#### [Given exercise]
Which lines hold the word "that"? Copy each of them.

Start of Dataset extract

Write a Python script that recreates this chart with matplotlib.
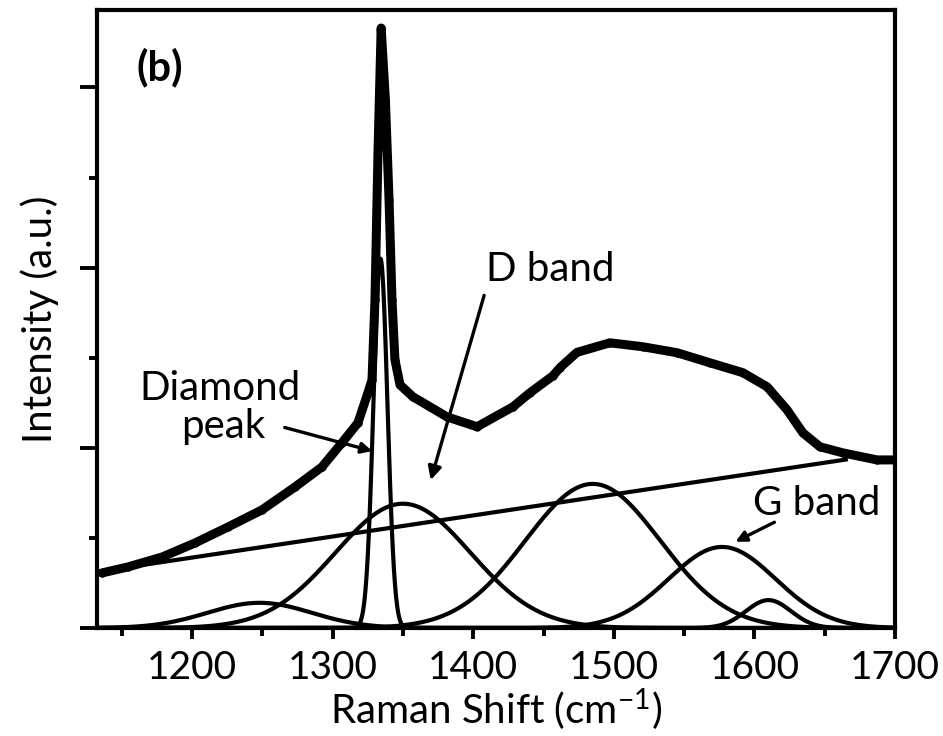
import matplotlib
matplotlib.use("Agg")
import matplotlib.pyplot as plt
import numpy as np

raman_shift = [1136.0, 1154.4, 1178.6, 1202.1, 1225.6, 1249.8, 1273.2, 1292.4,
               1306.6, 1318.0, 1325.1, 1328.0, 1330.1, 1332.3, 1334.5, 1337.5,
               1340.1, 1342.2, 1344.3, 1347.9, 1357.1, 1369.2, 1381.3, 1402.7,
               1428.3, 1440.4, 1456.7, 1461.7, 1473.8, 1497.2, 1520.7, 1544.9,
               1568.4, 1591.8, 1609.0, 1623.2, 1634.5, 1646.6, 1663.0, 1687.1,
               1699.0]
intensity = [0.306, 0.339, 0.394, 0.472, 0.561, 0.656, 0.783, 0.894,
             1.028, 1.139, 1.306, 1.378, 1.822, 2.656, 3.330, 2.933,
             2.378, 1.822, 1.489, 1.350, 1.283, 1.228, 1.172, 1.117,
             1.228, 1.306, 1.400, 1.445, 1.530, 1.583, 1.561, 1.528,
             1.472, 1.417, 1.339, 1.211, 1.083, 1.006, 0.972, 0.933,
             0.933]

# ---- linear background ----
baseline_x = [1135.0, 1665.0]
baseline_y = [0.315, 0.935]

# ---- fitted Gaussian components (center, height, sigma) ----
peak_centers = [1248, 1334, 1350, 1485, 1577, 1610]
peak_heights = [0.14, 2.05, 0.69, 0.80, 0.45, 0.155]
peak_sigmas = [37, 5.0, 48, 48, 38, 16]

x_ticks = [1200, 1300, 1400, 1500, 1600, 1700]
x_tick_labels = ["1200", "1300", "1400", "1500", "1600", "1700"]

plt.rcParams['font.family'] = ['Lato', 'DejaVu Sans']
plt.rcParams['mathtext.fontset'] = 'custom'
plt.rcParams['mathtext.rm'] = 'Lato'
plt.rcParams['mathtext.it'] = 'Lato:italic'

fig = plt.figure(figsize=(9.43, 7.36), dpi=100)
ax = fig.add_axes([0.1029, 0.1467, 0.8462, 0.8397])

ax.set_xlim(1132.4, 1700)
ax.set_ylim(0, 3.43)

grid = np.linspace(1132.4, 1700, 3000)
for c, h, s in zip(peak_centers, peak_heights, peak_sigmas):
    ax.plot(grid, h * np.exp(-0.5 * ((grid - c) / s) ** 2), color='black', lw=3.0,
            solid_capstyle='round')

ax.plot(baseline_x, baseline_y, color='black', lw=3.0)
ax.plot(raman_shift, intensity, color='black', lw=6.5, solid_joinstyle='round',
        solid_capstyle='round')
ax.plot(raman_shift, intensity, 'o', color='black', ms=5)

# annotations
ax.text(1177, 3.11, "(b)", fontsize=30, fontweight='bold', ha='center', va='center')
ax.text(1220, 1.33, "Diamond", fontsize=29, ha='center', va='center')
ax.text(1222, 1.12, "peak", fontsize=29, ha='center', va='center')
ax.annotate("", xy=(1330.1, 0.978), xytext=(1264.0, 1.117),
            arrowprops=dict(arrowstyle='-|>', color='black', lw=2.4,
                            mutation_scale=16))
ax.text(1454.6, 1.99, "D band", fontsize=29, ha='center', va='center')
ax.annotate("", xy=(1369.2, 0.806), xytext=(1408.3, 1.861),
            arrowprops=dict(arrowstyle='-|>', color='black', lw=2.4,
                            mutation_scale=20))
ax.text(1644, 0.69, "G band", fontsize=29, ha='center', va='center')
ax.annotate("", xy=(1584.7, 0.472), xytext=(1616.0, 0.594),
            arrowprops=dict(arrowstyle='-|>', color='black', lw=2.4,
                            mutation_scale=16))

# axes styling
for sp in ax.spines.values():
    sp.set_linewidth(3.0)
ax.set_xticks(x_ticks)
ax.set_xticklabels(x_tick_labels, fontsize=28)
ax.set_xticks([1150, 1250, 1350, 1450, 1550, 1650], minor=True)
ax.set_yticks([0, 1, 2, 3])
ax.set_yticks([0.5, 1.5, 2.5], minor=True)
ax.set_yticklabels([])
ax.tick_params(axis='x', which='major', direction='out', length=8, width=2.8, pad=8)
ax.tick_params(axis='x', which='minor', direction='out', length=6, width=2.8)
ax.tick_params(axis='y', which='major', direction='out', length=12, width=2.8)
ax.tick_params(axis='y', which='minor', direction='out', length=6, width=2.8)

ax.set_xlabel(r"Raman Shift (cm$^{\mathrm{-1}}$)", fontsize=29, labelpad=0)
ax.set_ylabel("Intensity (a.u.)", fontsize=29, labelpad=12)

fig.savefig("out.png", dpi=100)
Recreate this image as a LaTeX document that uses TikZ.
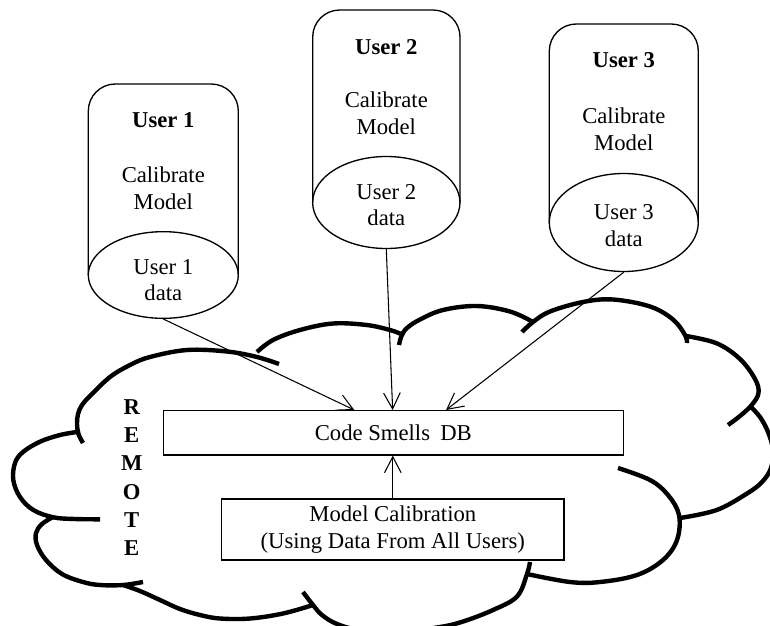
\documentclass[tikz,border=0pt]{standalone}
\usepackage{fontspec}
\setmainfont{Liberation Serif}
\usetikzlibrary{arrows.meta,shapes.geometric,calc}
\begin{document}
\begin{tikzpicture}[x=0.75pt,y=-0.75pt,
  txt/.style={font=\fontsize{17}{20}\selectfont, align=center, inner sep=0pt},
  ttl/.style={font=\fontsize{17}{20}\selectfont\bfseries, align=center, inner sep=0pt},
  body/.style={draw, line width=1pt, rounded corners=20.25pt},
  datanode/.style={ellipse, draw, line width=1pt, inner sep=0pt},
  boxnode/.style={draw, line width=1pt, inner sep=0pt, txt},
  conn/.style={line width=0.8pt, -{Straight Barb[length=12pt,width=12.5pt]}},
  cloudline/.style={line width=3.3pt}
]
\useasboundingbox (0,0) rectangle (770,625);

% ---------- cloud ----------
\begin{scope}
\clip (0,0) rectangle (770,625);
\draw[cloudline] plot[smooth,tension=0.6] coordinates {(83,443) (78.5,434) (77,424) (78,414) (82,405) (90,396) (110,377) (130,365) (150,357) (187,350) (227,351.5) (257,357) (279,364)};
\draw[cloudline] plot[smooth,tension=0.6] coordinates {(257,352) (273,340) (300,330) (333,323.5) (366.7,325) (390,330) (401,334)};
\draw[cloudline] plot[smooth,tension=0.6] coordinates {(399,345) (401.5,336) (407,328) (420,319.5) (443,310) (476.7,306) (510,311.5) (533,322)};
\draw[cloudline] plot[smooth,tension=0.6] coordinates {(522,332) (533,322) (550,311.5) (583,302) (613,299.5) (650,306.5) (673,319.5) (685,335) (687,343)};
\draw[cloudline] plot[smooth,tension=0.6] coordinates {(686,336) (716.7,343.3) (740,359) (755,379) (758.5,393) (751.7,405) (740,416) (728,425)};
\draw[cloudline] plot[smooth,tension=0.6] coordinates {(750,406) (760,417) (768,432) (773,450) (771,468) (762,482) (747,493.5) (716.7,510) (680,518)};
\draw[cloudline] plot[smooth,tension=0.6] coordinates {(618,468) (650,480) (668,495) (679,515) (677,540) (663,560) (637,575) (600,582) (570,582) (527,574)};
\draw[cloudline] plot[smooth,tension=0.6] coordinates {(530,562) (527,574) (517,596.5) (493,610) (463,621.5) (440,627) (400,632) (360,630) (337,624) (322,615) (313,605) (303,592)};
\draw[cloudline] plot[smooth,tension=0.6] coordinates {(313,605) (283,613.5) (250,618.5) (220,618.5) (200,615) (180,609) (160,600) (140,591) (123,585)};
\draw[cloudline] plot[smooth,tension=0.6] coordinates {(143,582) (123,585) (100,585) (83,582) (62,574) (46,560) (37,545) (36,533) (42,524) (53,517)};
\draw[cloudline] plot[smooth,tension=0.6] coordinates {(100,519.3) (75,519) (53.3,517.3) (33.3,510) (20,497) (13.3,480) (15,463) (23,452) (40,441.7) (60,435) (77,432)};
\end{scope}

% ---------- users ----------
\draw[body] (88.3,275) -- (88.3,84) -- (238.3,84) -- (238.3,275);
\node[datanode, minimum width=112.5pt, minimum height=65pt] (u1d) at (163.3,275) {};
\node[ttl] (u1t) at (163.3,120) {User 1};
\node[txt] (u1c) at (163.3,188.3) {Calibrate\\Model};
\node[txt] (u1x) at (163.3,280) {User 1\\data};

\draw[body] (312.7,202.5) -- (312.7,10) -- (460,10) -- (460,202.5);
\node[datanode, minimum width=110.5pt, minimum height=69pt] (u2d) at (386.3,202.5) {};
\node[ttl] (u2t) at (386.3,46.7) {User 2};
\node[txt] (u2c) at (386.3,113.3) {Calibrate\\Model};
\node[txt] (u2x) at (386.3,205) {User 2\\data};

\draw[body] (549.3,222.5) -- (549.3,24) -- (698.3,24) -- (698.3,222.5);
\node[datanode, minimum width=111.75pt, minimum height=73.5pt] (u3d) at (623.8,222.5) {};
\node[ttl] (u3t) at (623.8,60) {User 3};
\node[txt] (u3c) at (623.8,129) {Calibrate\\Model};
\node[txt] (u3x) at (623.8,225.8) {User 3\\data};

% ---------- remote boxes ----------
\node[boxnode, minimum width=345pt, minimum height=33.2pt] (db) at (393.3,432.8) {Code Smells\hspace{0.45em}DB};
\node[boxnode, minimum width=256.7pt, minimum height=45.75pt] (mc) at (392.8,529.5) {Model Calibration\\(Using Data From All Users)};
\node[font=\fontsize{17}{21.2}\selectfont\bfseries, align=center, inner sep=0pt] (remote) at (131.7,477.5) {R\\E\\M\\O\\T\\E};

% ---------- connectors ----------
\draw[conn] (u1d.south) -- ($(db.north west)+(191.7,0)$);
\draw[conn] (u2d.south) -- ($(db.north west)+(230,0)$);
\draw[conn] (u3d.south) -- ($(db.north west)+(283.4,0)$);
\draw[conn] (mc.north) -- (mc.north |- db.south);
\end{tikzpicture}
\end{document}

End of Dataset extract

#### [The answer]
Write a Python script that recreates this chart with matplotlib.
Recreate this image as a LaTeX document that uses TikZ.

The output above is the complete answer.